Watch Dr Tracie Tan accept the research grant award and hear a bit about the project.
Project Summary:
Autoimmune encephalitis (AE) is a brain disease that results when the body’s immune system mistakenly attacks the brain leading to inflammation and injury. AE causes a range of disabling symptoms including memory loss, behavioural changes, and seizures, with many patients having ongoing symptoms despite treatment. Of note, AE is made up of a group of different subtypes caused by the abnormal immune attack on the brain. AE subtypes vary in terms of symptoms, severity and long-term consequences. Furthermore, individual patients within any one AE subtype will have different disease severities.
The main treatment for AE involves medications that suppress the immune system to treat brain inflammation and prevent injury.
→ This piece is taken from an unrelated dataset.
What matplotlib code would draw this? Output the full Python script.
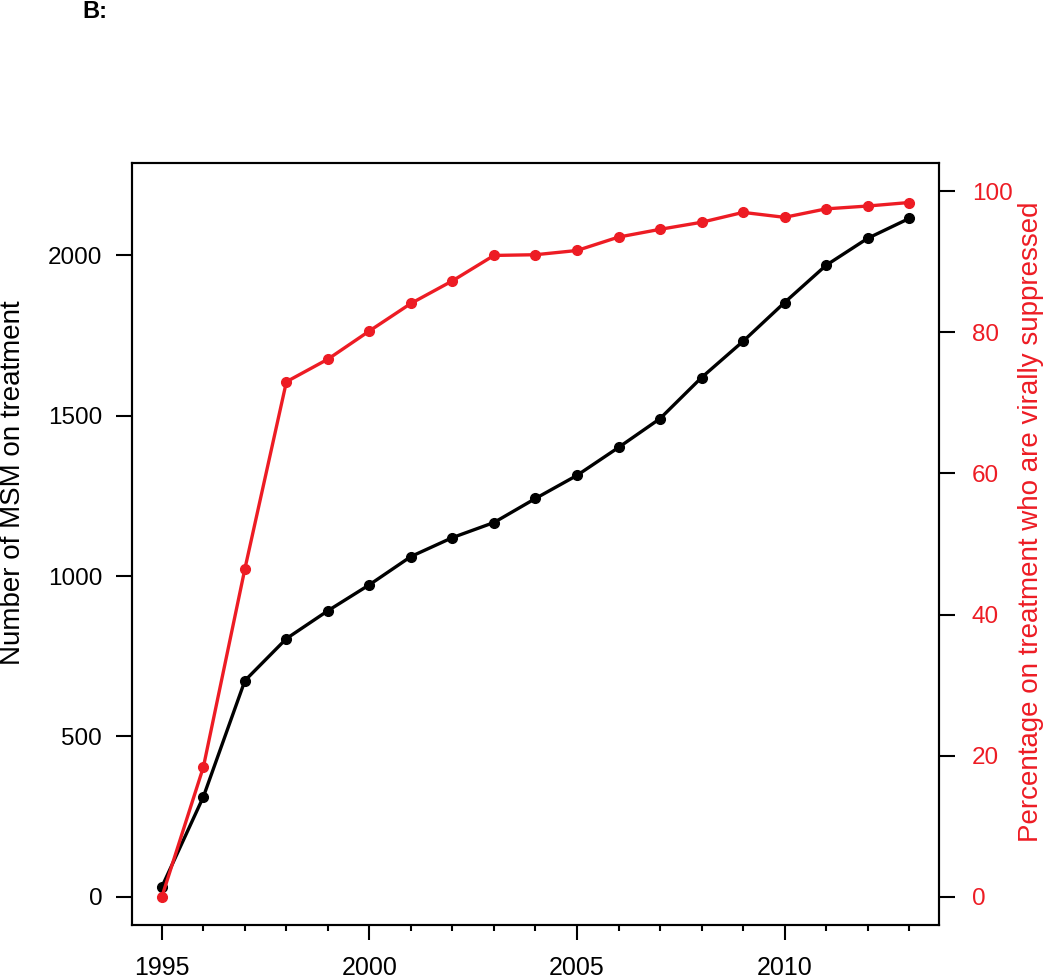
import numpy as np
import matplotlib.pyplot as plt
from matplotlib.ticker import MultipleLocator

plt.rcParams['font.family'] = ['Liberation Sans', 'DejaVu Sans']

years = list(range(1995, 2014))
on_treatment = [31, 312, 674, 805, 892, 973, 1061, 1120, 1167, 1242, 1314,
                1401, 1491, 1619, 1732, 1853, 1969, 2053, 2115]
pct_suppressed = [0.0, 18.4, 46.5, 73.0, 76.2, 80.2, 84.1, 87.3, 90.9, 91.0,
                  91.6, 93.5, 94.6, 95.6, 97.0, 96.3, 97.5, 97.9, 98.4]

red = '#ED1C24'
W, H = 1050, 980

fig = plt.figure(figsize=(W / 100, H / 100), dpi=100)
ax = fig.add_axes([132 / W, (H - 925) / H, (939 - 132) / W, (925 - 163) / H])
ax2 = ax.twinx()

ax.plot(years, on_treatment, color='black', lw=2.4, marker='o', ms=7,
        clip_on=False, zorder=3)
ax2.plot(years, pct_suppressed, color=red, lw=2.4, marker='o', ms=7,
         clip_on=False, zorder=3)

ax.set_xlim(1994.28, 2013.72)
ax.set_ylim(-88, 2288)
ax2.set_ylim(-4, 104)

ax.xaxis.set_major_locator(MultipleLocator(5))
ax.xaxis.set_minor_locator(MultipleLocator(1))
ax.set_yticks([0, 500, 1000, 1500, 2000])
ax2.set_yticks([0, 20, 40, 60, 80, 100])

ax.tick_params(axis='x', which='major', length=11, width=1.5, pad=11,
               labelsize=18)
ax.tick_params(axis='x', which='minor', length=4.5, width=1.5)
ax.tick_params(axis='y', length=11.5, width=1.5, pad=10, labelsize=17.5)
ax2.tick_params(axis='y', length=11.5, width=1.5, pad=12, labelsize=17.5,
                labelcolor=red)

for a in (ax, ax2):
    for s in a.spines.values():
        s.set_linewidth(1.5)
        s.set_color('black')

fig.text(13 / W, 1 - 483 / H, 'Number of MSM on treatment', rotation=90,
         ha='center', va='center', fontsize=20)
fig.text(1031 / W, 1 - 522 / H,
         'Percentage on treatment who are virally suppressed', rotation=90,
         ha='center', va='center', fontsize=20, color=red)
fig.text(82 / W, 1 - 0 / H, 'B:', fontsize=17, fontweight='bold',
         ha='left', va='top')

fig.savefig('out.png', dpi=100)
Treatment selection is currently based on a ‘one-size fits all’ approach despite the variability in symptoms and prognosis. Electroencephalography (EEG) is a technique that measures brain electrical activity which can change in different brain diseases. It gives a real-time assessment of the severity of brain dysfunction. Therefore, EEG may be useful in subtyping AE, assessing seizure risk and potentially predicting outcomes. This would lead to a more individualised approach to treatment.
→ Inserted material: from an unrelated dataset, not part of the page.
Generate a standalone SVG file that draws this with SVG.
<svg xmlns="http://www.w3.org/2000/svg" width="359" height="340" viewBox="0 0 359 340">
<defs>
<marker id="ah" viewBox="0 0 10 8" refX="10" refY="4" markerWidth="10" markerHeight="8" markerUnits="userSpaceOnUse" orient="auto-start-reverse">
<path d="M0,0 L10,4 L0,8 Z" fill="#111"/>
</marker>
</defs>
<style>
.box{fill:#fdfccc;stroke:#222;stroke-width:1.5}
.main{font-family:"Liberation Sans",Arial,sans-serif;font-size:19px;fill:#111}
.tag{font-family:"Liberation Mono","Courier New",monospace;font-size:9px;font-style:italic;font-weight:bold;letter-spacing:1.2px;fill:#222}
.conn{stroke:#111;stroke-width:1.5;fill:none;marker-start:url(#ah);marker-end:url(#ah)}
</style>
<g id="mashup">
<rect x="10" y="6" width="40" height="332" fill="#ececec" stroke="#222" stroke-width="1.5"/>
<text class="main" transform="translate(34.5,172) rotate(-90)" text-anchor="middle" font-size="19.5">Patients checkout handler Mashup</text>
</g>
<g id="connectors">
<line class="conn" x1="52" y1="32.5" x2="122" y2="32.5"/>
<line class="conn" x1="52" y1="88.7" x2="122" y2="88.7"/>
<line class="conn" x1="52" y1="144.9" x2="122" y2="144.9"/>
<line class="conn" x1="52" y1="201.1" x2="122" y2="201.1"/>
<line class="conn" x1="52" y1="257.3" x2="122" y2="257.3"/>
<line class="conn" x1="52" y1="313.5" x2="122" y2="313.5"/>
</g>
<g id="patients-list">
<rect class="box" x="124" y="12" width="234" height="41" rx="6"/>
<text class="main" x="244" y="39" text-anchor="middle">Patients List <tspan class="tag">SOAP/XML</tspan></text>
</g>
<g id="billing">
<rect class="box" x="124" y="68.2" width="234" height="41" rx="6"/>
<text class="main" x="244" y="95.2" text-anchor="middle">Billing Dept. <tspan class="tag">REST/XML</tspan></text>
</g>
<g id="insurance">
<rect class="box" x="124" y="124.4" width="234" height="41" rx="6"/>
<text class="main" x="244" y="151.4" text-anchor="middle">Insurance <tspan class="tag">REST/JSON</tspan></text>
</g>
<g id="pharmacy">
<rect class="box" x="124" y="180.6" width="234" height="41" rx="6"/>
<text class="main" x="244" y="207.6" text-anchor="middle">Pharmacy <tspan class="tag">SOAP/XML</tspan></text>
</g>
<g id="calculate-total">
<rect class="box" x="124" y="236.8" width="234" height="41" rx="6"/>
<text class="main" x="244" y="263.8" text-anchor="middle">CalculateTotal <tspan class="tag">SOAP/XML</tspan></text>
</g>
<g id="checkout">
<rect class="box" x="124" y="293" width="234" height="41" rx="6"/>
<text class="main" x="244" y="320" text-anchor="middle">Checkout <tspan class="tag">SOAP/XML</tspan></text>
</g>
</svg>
My project is looking at EEG signals and will correlate the EEG findings to patient symptoms, their brain scans, and overall outcomes. We hope to find unique EEG patterns that may help clinicians more rapidly predict disease subtype and severity and thereby optimise patient management and patient counselling. If unique EEG predictors are found, it will contribute to the future development of clinical guidelines that can assist with accurate disease diagnosis, monitoring and treatment. Overall, this can hopefully ease AE related disease burden.